== Goal of the exercise ==
The listing below begins with the first line you should copy; stop after the line containing "(#1.center) .. controls", and drop every picture.

== Supplied material ==
[start]

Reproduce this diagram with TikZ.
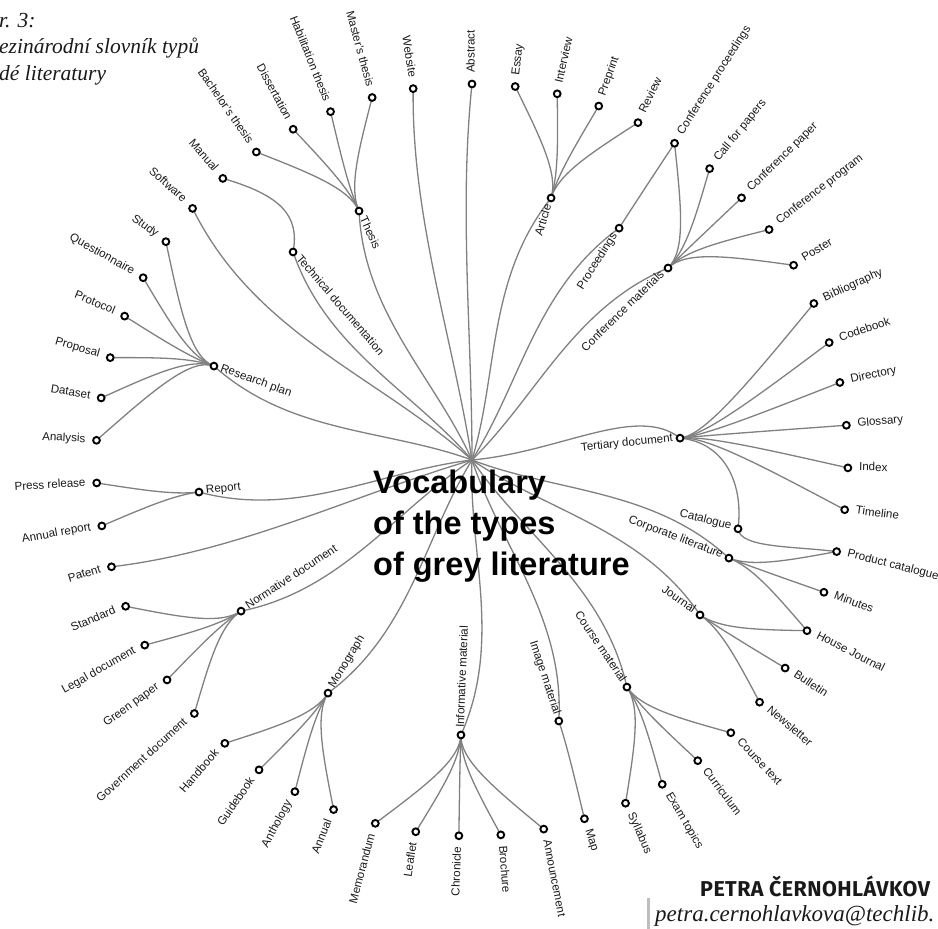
\documentclass[tikz,border=0pt]{standalone}
\usepackage{fontspec}
\setmainfont{Liberation Sans}
\newfontfamily\capserif{Liberation Serif}
\newfontfamily\firasans[LetterSpace=2]{Fira Sans}
\usetikzlibrary{calc}
\pgfdeclarelayer{bg}
\pgfsetlayers{bg,main}
\definecolor{linkgrey}{RGB}{128,128,128}
\definecolor{labelink}{RGB}{25,25,25}
\definecolor{bargrey}{RGB}{190,190,190}
\tikzset{
  dot/.style={circle, draw=black, line width=1.9pt, fill=white, minimum size=6.8pt, inner sep=0pt},
  lbl/.style={inner sep=0pt, text=labelink, font=\fontsize{11.6}{13}\selectfont},
  link/.style={draw=linkgrey, line width=1.3pt},
}
% leaf, right half: label outward, reading outward
\newcommand\gLeafR[4]{\node[dot] (#1) at (#2:#3) {};\node[lbl, rotate=#2, anchor=mid west] (#1-t) at (#2:{#3+11}) {#4};}
% leaf, left half
\newcommand\gLeafL[4]{\node[dot] (#1) at (#2:#3) {};\node[lbl, rotate=#2+180, anchor=mid east] (#1-t) at (#2:{#3+11}) {#4};}
% inner node, right half: label inward
\newcommand\gIntR[4]{\node[dot] (#1) at (#2:#3) {};\node[lbl, rotate=#2, anchor=mid east] (#1-t) at (#2:{#3-7}) {#4};}
% inner node, left half
\newcommand\gIntL[4]{\node[dot] (#1) at (#2:#3) {};\node[lbl, rotate=#2+180, anchor=mid west] (#1-t) at (#2:{#3-7}) {#4};}
% link from the centre
\newcommand\hublink[4]{\draw[link] (hub) .. controls (#2:{#3/3}) and ({#2+#4}:{2*#3/3}) .. (#1.center);}
% link from parent to child
\newcommand\clink[2]{%
  \coordinate (q1) at ($(#1.center)!-25pt!(hub)$);
  \coordinate (q2) at ($(q1)!0.4!(#2.center)$);
  \draw[link] (#1.center) .. controls (q1) and (q2) .. (#2.center);}

\begin{document}
\begin{tikzpicture}[x=1pt,y=1pt]
\useasboundingbox (-472,-469) rectangle (466,460);
\coordinate (hub) at (0,0);

% ---- inner nodes
\gIntL{thesis}{114.4}{273.4}{Thesis}
\gIntL{techdoc}{130.7}{274.4}{Technical documentation}
\gIntL{research}{160}{274.6}{Research plan}
\gIntL{report}{186.7}{274.9}{Report}
\gIntL{normative}{213.2}{276}{Normative document}
\gIntL{monograph}{238.3}{274}{Monograph}
\gIntL{informative}{267.7}{275.2}{Informative material}
\gIntR{image}{288.4}{275.1}{Image material}
\gIntR{course}{304.3}{274.9}{Course material}
\gIntR{journal}{325.8}{275.7}{Journal}
\gIntR{corporate}{339.1}{275}{Corporate literature}
\gIntR{catalogue}{345.5}{274.8}{Catalogue}
\gIntR{tertiary}{6.0}{209.2}{Tertiary document}
\gIntR{confmat}{44.4}{274.4}{Conference materials}
\gIntR{proceedings}{57.6}{274.6}{Proceedings}
\gIntR{article}{73.2}{273.7}{Article}

% ---- leaves
\gLeafR{abstract}{90}{376}{Abstract}
\gLeafL{website}{99.0}{376}{Website}
\gLeafL{masters}{105.4}{376}{Master’s thesis}
\gLeafL{habil}{112.1}{376}{Habilitation thesis}
\gLeafL{dissert}{118.4}{376}{Dissertation}
\gLeafL{bachelor}{125.0}{376}{Bachelor’s thesis}
\gLeafL{manual}{131.5}{376}{Manual}
\gLeafL{software}{138.0}{376}{Software}
\gLeafL{study}{144.5}{376}{Study}
\gLeafL{questionnaire}{151.0}{376}{Questionnaire}
\gLeafL{protocol}{157.5}{376}{Protocol}
\gLeafL{proposal}{164.2}{376}{Proposal}
\gLeafL{dataset}{170.5}{376}{Dataset}
\gLeafL{analysis}{177.0}{376}{Analysis}
\gLeafL{press}{183.5}{376}{Press release}
\gLeafL{annualreport}{190.1}{376}{Annual report}
\gLeafL{patent}{196.5}{376}{Patent}
\gLeafL{standard}{202.9}{376}{Standard}
\gLeafL{legal}{209.5}{376}{Legal document}
\gLeafL{green}{215.8}{376}{Green paper}
\gLeafL{government}{222.4}{376}{Government document}
\gLeafL{handbook}{228.9}{376}{Handbook}
\gLeafL{guidebook}{235.5}{376}{Guidebook}
\gLeafL{anthology}{241.9}{376}{Anthology}
\gLeafL{annual}{248.4}{376}{Annual}
\gLeafL{memorandum}{255.1}{376}{Memorandum}
\gLeafL{leaflet}{261.4}{376}{Leaflet}
\gLeafL{chronicle}{268.0}{376}{Chronicle}
\gLeafR{brochure}{274.4}{376}{Brochure}
\gLeafR{announcement}{281.0}{376}{Announcement}
\gLeafR{map}{287.4}{376}{Map}
\gLeafR{syllabus}{294.1}{376}{Syllabus}
\gLeafR{exam}{300.4}{376}{Exam topics}
\gLeafR{curriculum}{306.9}{376}{Curriculum}
\gLeafR{coursetext}{313.5}{376}{Course text}
\gLeafR{newsletter}{319.9}{376}{Newsletter}
\gLeafR{bulletin}{326.4}{376}{Bulletin}
\gLeafR{housejournal}{333.0}{376}{House Journal}
\gLeafR{minutes}{339.4}{376}{Minutes}
\gLeafR{product}{345.9}{376}{Product catalogue}
\gLeafR{timeline}{352.4}{376}{Timeline}
\gLeafR{index}{358.8}{376}{Index}
\gLeafR{glossary}{5.3}{376}{Glossary}
\gLeafR{directory}{11.9}{376}{Directory}
\gLeafR{codebook}{18.2}{376}{Codebook}
\gLeafR{bibliography}{24.6}{376}{Bibliography}
\gLeafR{poster}{31.2}{376}{Poster}
\gLeafR{confprogram}{37.8}{376}{Conference program}
\gLeafR{confpaper}{44.2}{376}{Conference paper}
\gLeafR{callpapers}{50.8}{376}{Call for papers}
\gLeafR{confproc}{57.4}{376}{Conference proceedings}
\gLeafR{review}{63.8}{376}{Review}
\gLeafR{preprint}{70.3}{376}{Preprint}
\gLeafR{interview}{76.9}{376}{Interview}
\gLeafR{essay}{83.4}{376}{Essay}

% ---- title and texts
\node[anchor=north west, inner sep=0pt, align=left, font=\bfseries\fontsize{32.5}{41}\selectfont] (title) at (-99,-9.7) {Vocabulary\\of the types\\of grey literature};
\node[anchor=base west, inner sep=0pt, text=labelink, font=\capserif\itshape\fontsize{21.5}{26}\selectfont] (cap1) at (-473,432.3) {r. 3:};
\node[anchor=base west, inner sep=0pt, text=labelink, font=\capserif\itshape\fontsize{21.5}{26}\selectfont] (cap2) at (-473,406) {ezinárodní slovník typů};
\node[anchor=base west, inner sep=0pt, text=labelink, font=\capserif\itshape\fontsize{21.5}{26}\selectfont] (cap3) at (-473,379.3) {dé literatury};
\node[anchor=base west, inner sep=0pt, text=labelink, font=\firasans\bfseries\fontsize{21.5}{24}\selectfont] (author) at (228,-436.7) {PETRA ČERNOHLÁVKOV};
\node[anchor=base west, inner sep=0pt, text=labelink, font=\capserif\itshape\fontsize{23}{26}\selectfont] (email) at (183,-461.7) {petra.cernohlavkova@techlib.};
\fill[bargrey] (175,-438) rectangle (178,-469);

\begin{pgfonlayer}{bg}
% ---- links from the centre
\hublink{abstract}{90}{376}{3}
\hublink{website}{99}{376}{5}
\hublink{thesis}{114.4}{273.4}{12}
\hublink{techdoc}{130.7}{274.4}{12}
\hublink{software}{138}{376}{12}
\hublink{research}{160}{274.6}{12}
\hublink{report}{186.7}{274.9}{12}
\hublink{patent}{196.5}{376}{5}
\hublink{normative}{213.2}{276}{12}
\hublink{monograph}{238.3}{274}{12}
\hublink{informative}{267.7}{275.2}{12}
\hublink{image}{288.4}{275.1}{12}
\hublink{course}{304.3}{274.9}{12}
\hublink{journal}{325.8}{275.7}{12}
\hublink{corporate}{339.1}{275}{12}
\draw[link] (hub) .. controls (88,8) and (165,56) .. (tertiary.center);
\hublink{confmat}{44.4}{274.4}{12}
\hublink{proceedings}{57.6}{274.6}{12}
\hublink{article}{73.2}{273.7}{12}
% ---- parent to child
\clink{thesis}{bachelor}\clink{thesis}{dissert}\clink{thesis}{habil}\clink{thesis}{masters}
\draw[link] (techdoc.center) .. controls (-172,245) and (-192,265) .. (manual.center);
\clink{research}{study}\clink{research}{questionnaire}\clink{research}{protocol}
\clink{research}{proposal}\clink{research}{dataset}\clink{research}{analysis}
\clink{report}{press}\clink{report}{annualreport}
\clink{normative}{standard}\clink{normative}{legal}\clink{normative}{green}\clink{normative}{government}
\clink{monograph}{handbook}\clink{monograph}{guidebook}\clink{monograph}{anthology}\clink{monograph}{annual}
\clink{informative}{memorandum}\clink{informative}{leaflet}\clink{informative}{chronicle}
\clink{informative}{brochure}\clink{informative}{announcement}
\clink{image}{map}
\clink{course}{syllabus}\clink{course}{exam}\clink{course}{curriculum}\clink{course}{coursetext}
\clink{journal}{housejournal}\clink{journal}{bulletin}\clink{journal}{newsletter}
\clink{corporate}{product}\clink{corporate}{minutes}\clink{corporate}{housejournal}
\draw[link] (catalogue.center) .. controls (268,-88) and (320,-86) .. (product.center);
\clink{tertiary}{bibliography}\clink{tertiary}{codebook}\clink{tertiary}{directory}
\clink{tertiary}{glossary}\clink{tertiary}{index}\clink{tertiary}{timeline}
\draw[link] (tertiary.center) .. controls (250,18) and (272,-20) .. (catalogue.center);
\clink{confmat}{confproc}\clink{confmat}{callpapers}\clink{confmat}{confpaper}
\clink{confmat}{confprogram}\clink{confmat}{poster}
\clink{proceedings}{confproc}
\clink{article}{essay}\clink{article}{interview}\clink{article}{preprint}\clink{article}{review}
\end{pgfonlayer}
\end{tikzpicture}
\end{document}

[end]

== Exercise response ==
Reproduce this diagram with TikZ.
\documentclass[tikz,border=0pt]{standalone}
\usepackage{fontspec}
\setmainfont{Liberation Sans}
\newfontfamily\capserif{Liberation Serif}
\newfontfamily\firasans[LetterSpace=2]{Fira Sans}
\usetikzlibrary{calc}
\pgfdeclarelayer{bg}
\pgfsetlayers{bg,main}
\definecolor{linkgrey}{RGB}{128,128,128}
\definecolor{labelink}{RGB}{25,25,25}
\definecolor{bargrey}{RGB}{190,190,190}
\tikzset{
  dot/.style={circle, draw=black, line width=1.9pt, fill=white, minimum size=6.8pt, inner sep=0pt},
  lbl/.style={inner sep=0pt, text=labelink, font=\fontsize{11.6}{13}\selectfont},
  link/.style={draw=linkgrey, line width=1.3pt},
}
% leaf, right half: label outward, reading outward
\newcommand\gLeafR[4]{\node[dot] (#1) at (#2:#3) {};\node[lbl, rotate=#2, anchor=mid west] (#1-t) at (#2:{#3+11}) {#4};}
% leaf, left half
\newcommand\gLeafL[4]{\node[dot] (#1) at (#2:#3) {};\node[lbl, rotate=#2+180, anchor=mid east] (#1-t) at (#2:{#3+11}) {#4};}
% inner node, right half: label inward
\newcommand\gIntR[4]{\node[dot] (#1) at (#2:#3) {};\node[lbl, rotate=#2, anchor=mid east] (#1-t) at (#2:{#3-7}) {#4};}
% inner node, left half
\newcommand\gIntL[4]{\node[dot] (#1) at (#2:#3) {};\node[lbl, rotate=#2+180, anchor=mid west] (#1-t) at (#2:{#3-7}) {#4};}
% link from the centre
\newcommand\hublink[4]{\draw[link] (hub) .. controls (#2:{#3/3}) and ({#2+#4}:{2*#3/3}) .. (#1.center);}
% link from parent to child
\newcommand\clink[2]{%
  \coordinate (q1) at ($(#1.center)!-25pt!(hub)$);
  \coordinate (q2) at ($(q1)!0.4!(#2.center)$);
  \draw[link] (#1.center) .. controls (q1) and (q2) .. (#2.center);}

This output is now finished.